::: Given data
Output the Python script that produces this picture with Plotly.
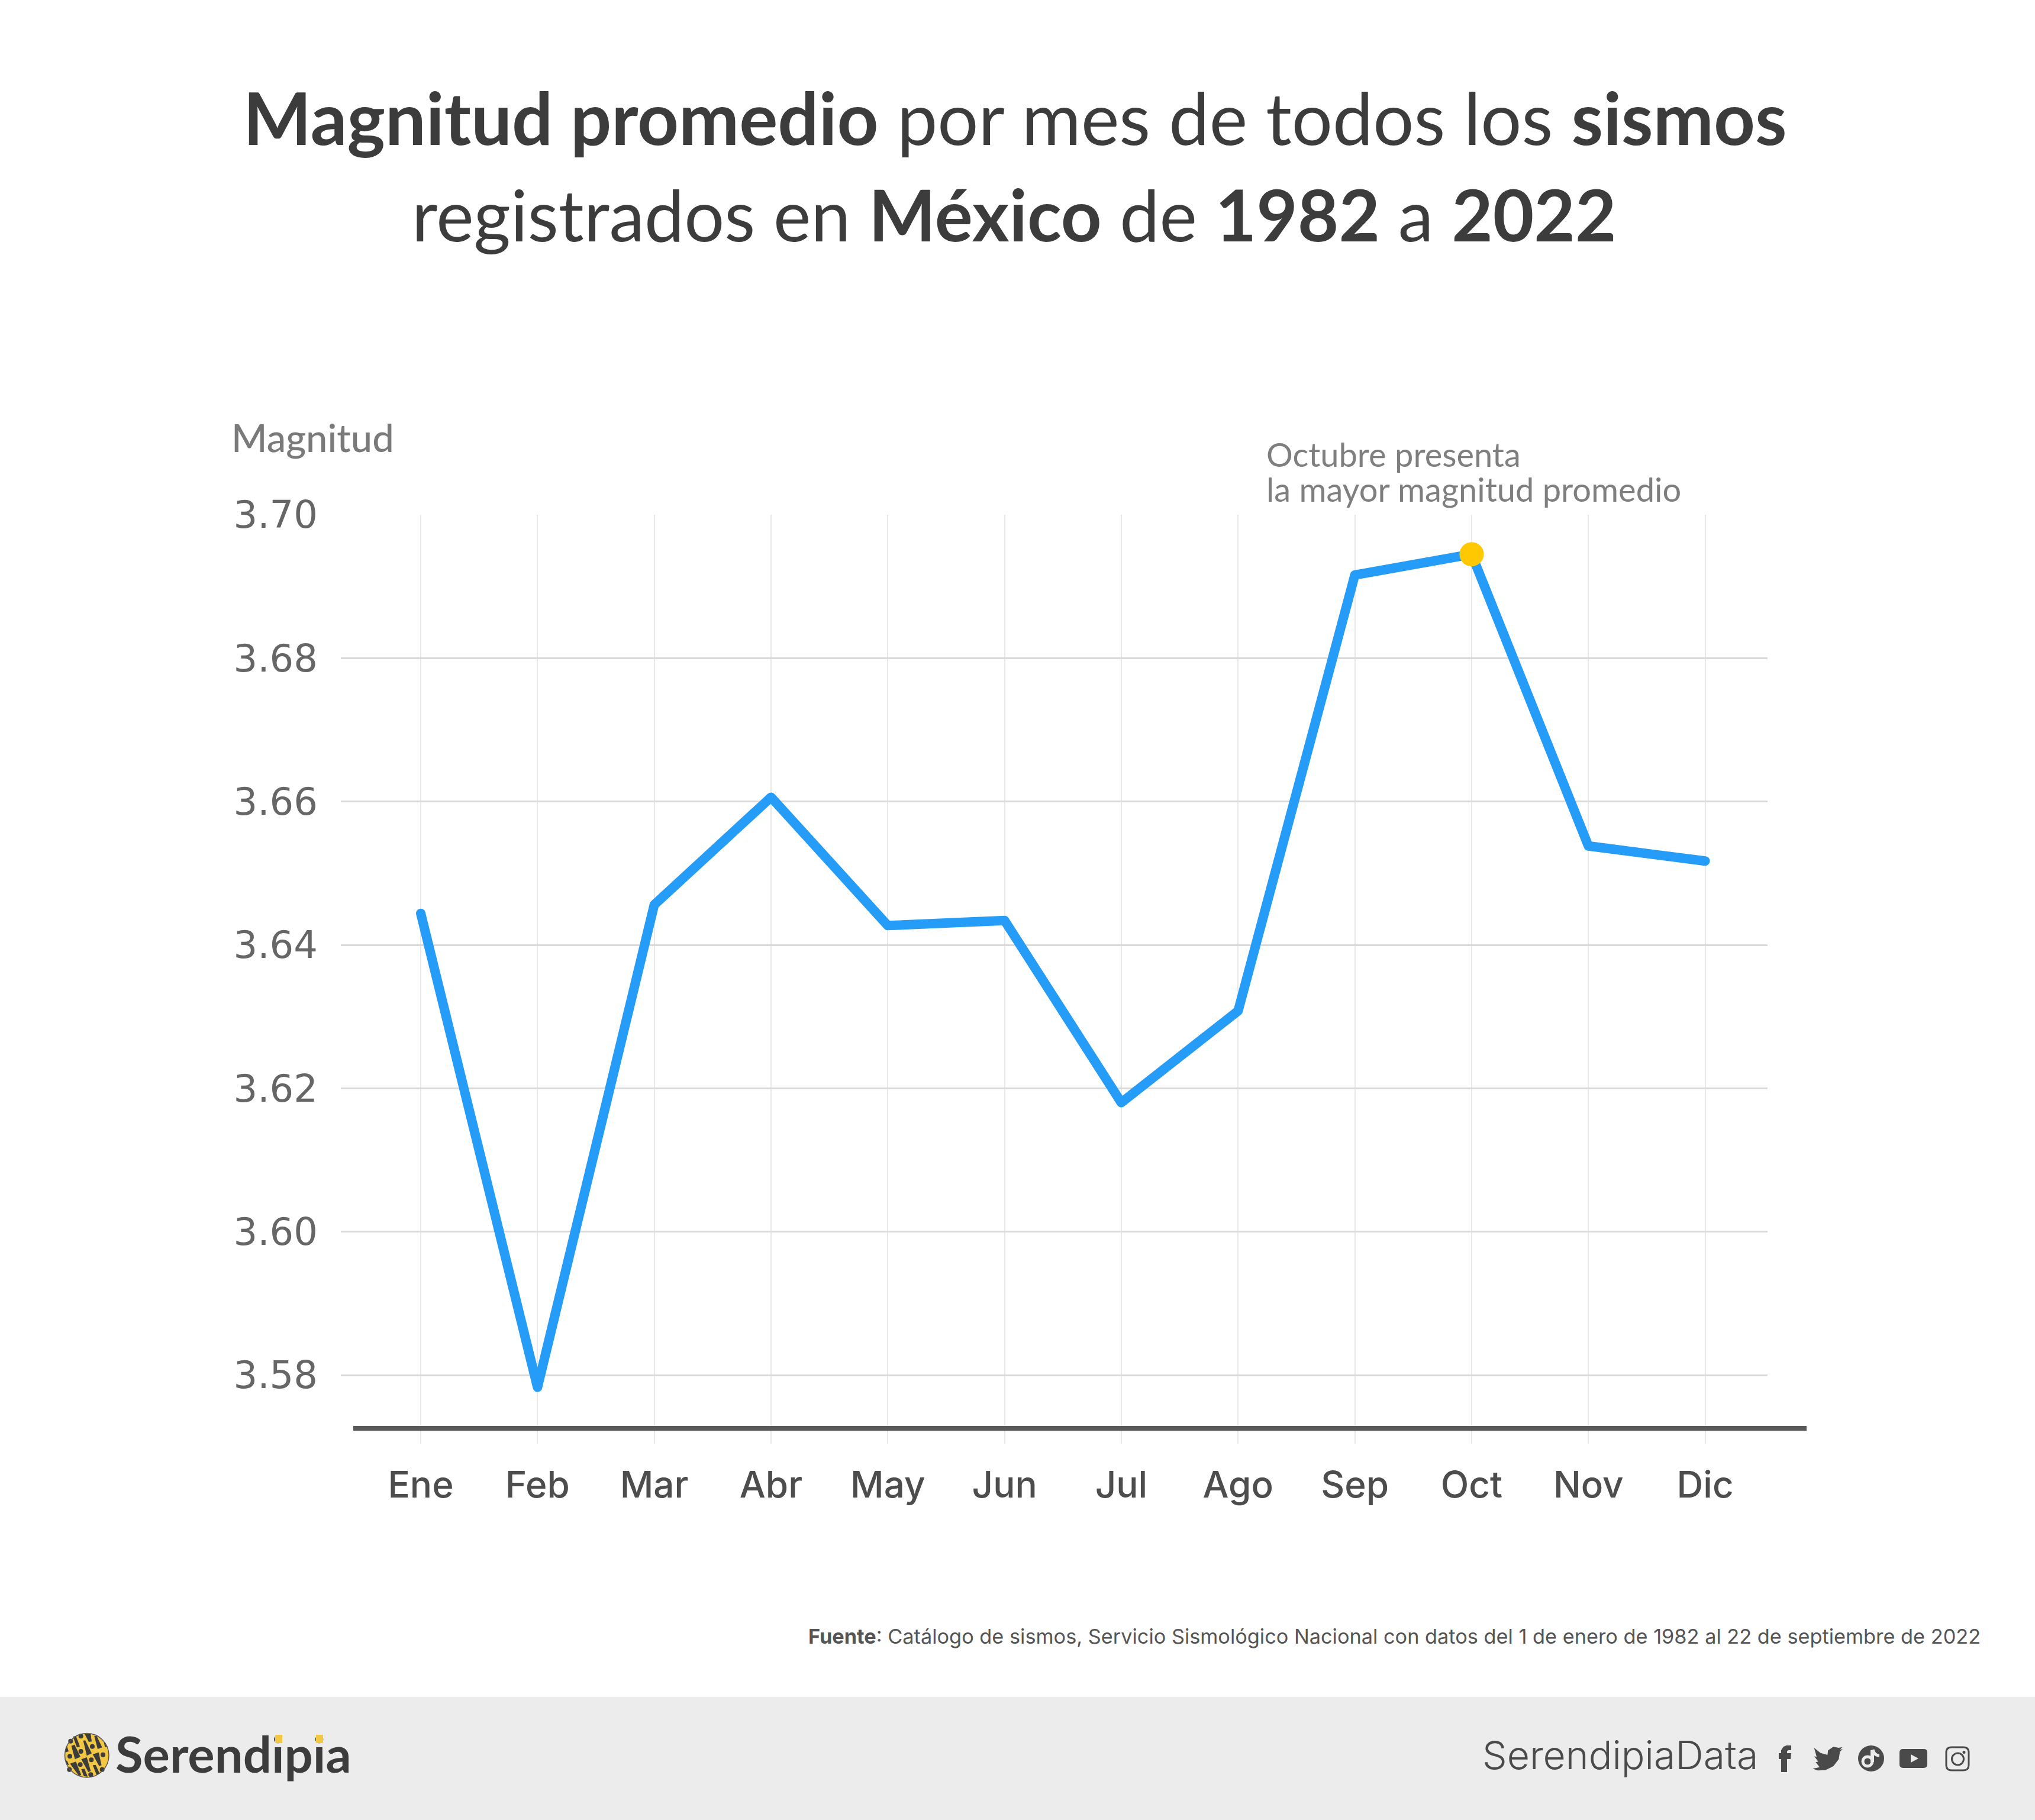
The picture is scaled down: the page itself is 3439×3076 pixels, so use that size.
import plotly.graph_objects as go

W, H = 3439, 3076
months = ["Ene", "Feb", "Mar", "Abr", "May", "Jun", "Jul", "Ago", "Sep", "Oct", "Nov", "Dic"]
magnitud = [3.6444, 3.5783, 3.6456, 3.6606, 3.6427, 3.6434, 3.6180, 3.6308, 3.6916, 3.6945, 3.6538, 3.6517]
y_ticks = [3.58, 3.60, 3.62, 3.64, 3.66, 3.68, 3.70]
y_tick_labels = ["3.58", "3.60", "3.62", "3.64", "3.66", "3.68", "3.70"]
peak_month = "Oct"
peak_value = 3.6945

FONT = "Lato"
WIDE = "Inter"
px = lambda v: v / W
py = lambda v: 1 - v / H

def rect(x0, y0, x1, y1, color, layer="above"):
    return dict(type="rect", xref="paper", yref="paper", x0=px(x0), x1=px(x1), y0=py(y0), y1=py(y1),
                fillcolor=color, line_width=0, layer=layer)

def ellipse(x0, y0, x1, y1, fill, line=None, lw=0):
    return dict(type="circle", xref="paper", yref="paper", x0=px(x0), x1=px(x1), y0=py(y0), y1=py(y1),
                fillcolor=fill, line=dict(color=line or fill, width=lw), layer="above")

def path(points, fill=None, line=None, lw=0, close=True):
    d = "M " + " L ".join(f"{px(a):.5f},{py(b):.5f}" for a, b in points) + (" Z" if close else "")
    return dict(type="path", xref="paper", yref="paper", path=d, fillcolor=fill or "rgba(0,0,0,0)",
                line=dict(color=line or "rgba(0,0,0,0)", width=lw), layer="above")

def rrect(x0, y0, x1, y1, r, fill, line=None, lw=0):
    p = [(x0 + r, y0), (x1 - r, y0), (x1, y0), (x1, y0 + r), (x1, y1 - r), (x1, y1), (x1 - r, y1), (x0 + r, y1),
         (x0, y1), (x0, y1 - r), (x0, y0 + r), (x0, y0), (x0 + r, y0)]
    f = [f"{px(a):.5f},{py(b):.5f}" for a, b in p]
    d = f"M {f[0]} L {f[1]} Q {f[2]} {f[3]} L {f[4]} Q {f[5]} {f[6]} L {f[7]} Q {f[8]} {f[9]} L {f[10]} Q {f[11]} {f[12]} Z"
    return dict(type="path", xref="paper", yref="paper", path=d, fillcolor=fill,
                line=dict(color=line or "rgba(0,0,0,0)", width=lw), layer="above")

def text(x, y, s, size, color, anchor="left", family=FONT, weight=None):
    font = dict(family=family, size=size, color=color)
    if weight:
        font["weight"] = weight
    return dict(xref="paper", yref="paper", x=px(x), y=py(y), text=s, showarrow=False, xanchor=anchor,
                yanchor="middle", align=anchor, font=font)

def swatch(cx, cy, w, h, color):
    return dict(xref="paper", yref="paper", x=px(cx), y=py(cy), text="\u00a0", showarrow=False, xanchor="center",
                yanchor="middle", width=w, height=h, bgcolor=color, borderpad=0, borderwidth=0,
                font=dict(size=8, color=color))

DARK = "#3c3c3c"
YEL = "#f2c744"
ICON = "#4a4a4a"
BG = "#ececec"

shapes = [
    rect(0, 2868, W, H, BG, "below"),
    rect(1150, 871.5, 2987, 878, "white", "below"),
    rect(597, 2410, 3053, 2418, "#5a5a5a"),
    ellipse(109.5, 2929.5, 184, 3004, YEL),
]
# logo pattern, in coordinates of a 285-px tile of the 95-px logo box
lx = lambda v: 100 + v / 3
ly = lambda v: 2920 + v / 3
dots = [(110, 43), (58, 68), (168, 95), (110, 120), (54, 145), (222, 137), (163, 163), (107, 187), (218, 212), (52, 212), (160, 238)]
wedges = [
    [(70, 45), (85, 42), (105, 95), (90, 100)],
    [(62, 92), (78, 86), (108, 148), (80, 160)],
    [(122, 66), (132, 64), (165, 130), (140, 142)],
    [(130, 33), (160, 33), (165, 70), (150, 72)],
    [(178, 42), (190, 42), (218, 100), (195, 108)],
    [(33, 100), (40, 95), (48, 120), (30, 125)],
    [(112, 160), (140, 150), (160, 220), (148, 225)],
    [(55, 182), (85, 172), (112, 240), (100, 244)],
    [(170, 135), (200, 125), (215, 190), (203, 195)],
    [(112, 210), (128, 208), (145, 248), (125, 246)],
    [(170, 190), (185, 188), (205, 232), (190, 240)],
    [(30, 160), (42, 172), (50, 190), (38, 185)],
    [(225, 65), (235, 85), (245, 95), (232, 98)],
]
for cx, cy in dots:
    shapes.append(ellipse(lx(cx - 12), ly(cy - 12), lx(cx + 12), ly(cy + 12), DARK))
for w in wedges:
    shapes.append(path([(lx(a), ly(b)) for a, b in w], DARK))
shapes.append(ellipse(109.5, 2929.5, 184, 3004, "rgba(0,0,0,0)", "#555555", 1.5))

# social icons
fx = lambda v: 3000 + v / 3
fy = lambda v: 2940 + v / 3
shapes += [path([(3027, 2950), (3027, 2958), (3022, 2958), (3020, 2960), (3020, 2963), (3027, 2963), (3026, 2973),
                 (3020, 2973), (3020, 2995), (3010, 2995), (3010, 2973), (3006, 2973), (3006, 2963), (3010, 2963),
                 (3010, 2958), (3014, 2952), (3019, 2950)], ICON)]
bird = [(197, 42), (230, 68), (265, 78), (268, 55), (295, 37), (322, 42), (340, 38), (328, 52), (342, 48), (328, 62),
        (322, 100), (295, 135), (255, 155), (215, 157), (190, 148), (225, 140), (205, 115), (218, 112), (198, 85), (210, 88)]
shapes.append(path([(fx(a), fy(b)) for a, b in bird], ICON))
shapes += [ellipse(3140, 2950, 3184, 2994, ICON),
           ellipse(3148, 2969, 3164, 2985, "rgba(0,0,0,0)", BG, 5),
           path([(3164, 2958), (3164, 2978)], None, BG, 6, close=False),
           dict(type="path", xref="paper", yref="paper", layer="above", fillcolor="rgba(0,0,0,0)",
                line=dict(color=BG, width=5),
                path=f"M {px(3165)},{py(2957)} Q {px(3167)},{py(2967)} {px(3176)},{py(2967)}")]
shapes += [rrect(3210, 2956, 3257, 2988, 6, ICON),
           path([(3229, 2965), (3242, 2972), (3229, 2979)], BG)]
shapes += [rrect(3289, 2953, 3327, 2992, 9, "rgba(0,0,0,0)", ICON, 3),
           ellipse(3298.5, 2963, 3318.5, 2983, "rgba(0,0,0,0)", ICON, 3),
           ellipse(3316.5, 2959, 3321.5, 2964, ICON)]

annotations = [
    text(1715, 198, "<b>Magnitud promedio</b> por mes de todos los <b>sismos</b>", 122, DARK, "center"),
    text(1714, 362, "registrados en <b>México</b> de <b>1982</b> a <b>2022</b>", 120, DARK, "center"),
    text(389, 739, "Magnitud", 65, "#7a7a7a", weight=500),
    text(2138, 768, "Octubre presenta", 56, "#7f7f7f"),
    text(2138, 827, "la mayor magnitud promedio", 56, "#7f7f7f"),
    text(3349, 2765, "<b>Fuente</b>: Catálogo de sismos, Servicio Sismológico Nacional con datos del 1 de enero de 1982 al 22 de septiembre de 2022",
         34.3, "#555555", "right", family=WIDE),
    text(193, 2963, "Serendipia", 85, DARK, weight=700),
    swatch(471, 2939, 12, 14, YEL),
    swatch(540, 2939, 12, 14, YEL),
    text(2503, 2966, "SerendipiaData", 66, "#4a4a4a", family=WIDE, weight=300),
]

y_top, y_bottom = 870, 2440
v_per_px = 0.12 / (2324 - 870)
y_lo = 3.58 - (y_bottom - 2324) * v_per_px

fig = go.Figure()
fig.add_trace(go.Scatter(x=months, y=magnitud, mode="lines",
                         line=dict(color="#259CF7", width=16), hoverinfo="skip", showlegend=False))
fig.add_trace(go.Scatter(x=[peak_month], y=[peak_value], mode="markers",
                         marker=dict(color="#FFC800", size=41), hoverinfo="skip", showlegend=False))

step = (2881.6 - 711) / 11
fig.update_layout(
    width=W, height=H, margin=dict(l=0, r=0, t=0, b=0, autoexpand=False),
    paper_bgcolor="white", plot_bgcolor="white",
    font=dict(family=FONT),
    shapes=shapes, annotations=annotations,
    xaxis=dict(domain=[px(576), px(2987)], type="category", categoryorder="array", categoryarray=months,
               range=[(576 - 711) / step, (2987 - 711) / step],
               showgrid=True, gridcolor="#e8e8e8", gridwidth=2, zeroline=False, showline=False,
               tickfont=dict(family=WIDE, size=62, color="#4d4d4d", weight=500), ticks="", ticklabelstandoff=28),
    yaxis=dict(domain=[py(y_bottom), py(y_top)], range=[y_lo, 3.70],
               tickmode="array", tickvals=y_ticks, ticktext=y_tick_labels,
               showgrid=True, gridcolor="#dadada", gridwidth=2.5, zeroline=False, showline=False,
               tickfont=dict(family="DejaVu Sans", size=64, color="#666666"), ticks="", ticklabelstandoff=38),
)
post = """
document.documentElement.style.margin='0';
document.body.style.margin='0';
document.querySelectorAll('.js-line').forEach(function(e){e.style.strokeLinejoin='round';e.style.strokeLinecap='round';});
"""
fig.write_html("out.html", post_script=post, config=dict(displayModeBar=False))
::::::
To do: Find all lines where the word "size" appears. Copy them.

Response:
The picture is scaled down: the page itself is 3439×3076 pixels, so use that size.
def text(x, y, s, size, color, anchor="left", family=FONT, weight=None):
    font = dict(family=family, size=size, color=color)
                font=dict(size=8, color=color))
                         marker=dict(color="#FFC800", size=41), hoverinfo="skip", showlegend=False))
               tickfont=dict(family=WIDE, size=62, color="#4d4d4d", weight=500), ticks="", ticklabelstandoff=28),
               tickfont=dict(family="DejaVu Sans", size=64, color="#666666"), ticks="", ticklabelstandoff=38),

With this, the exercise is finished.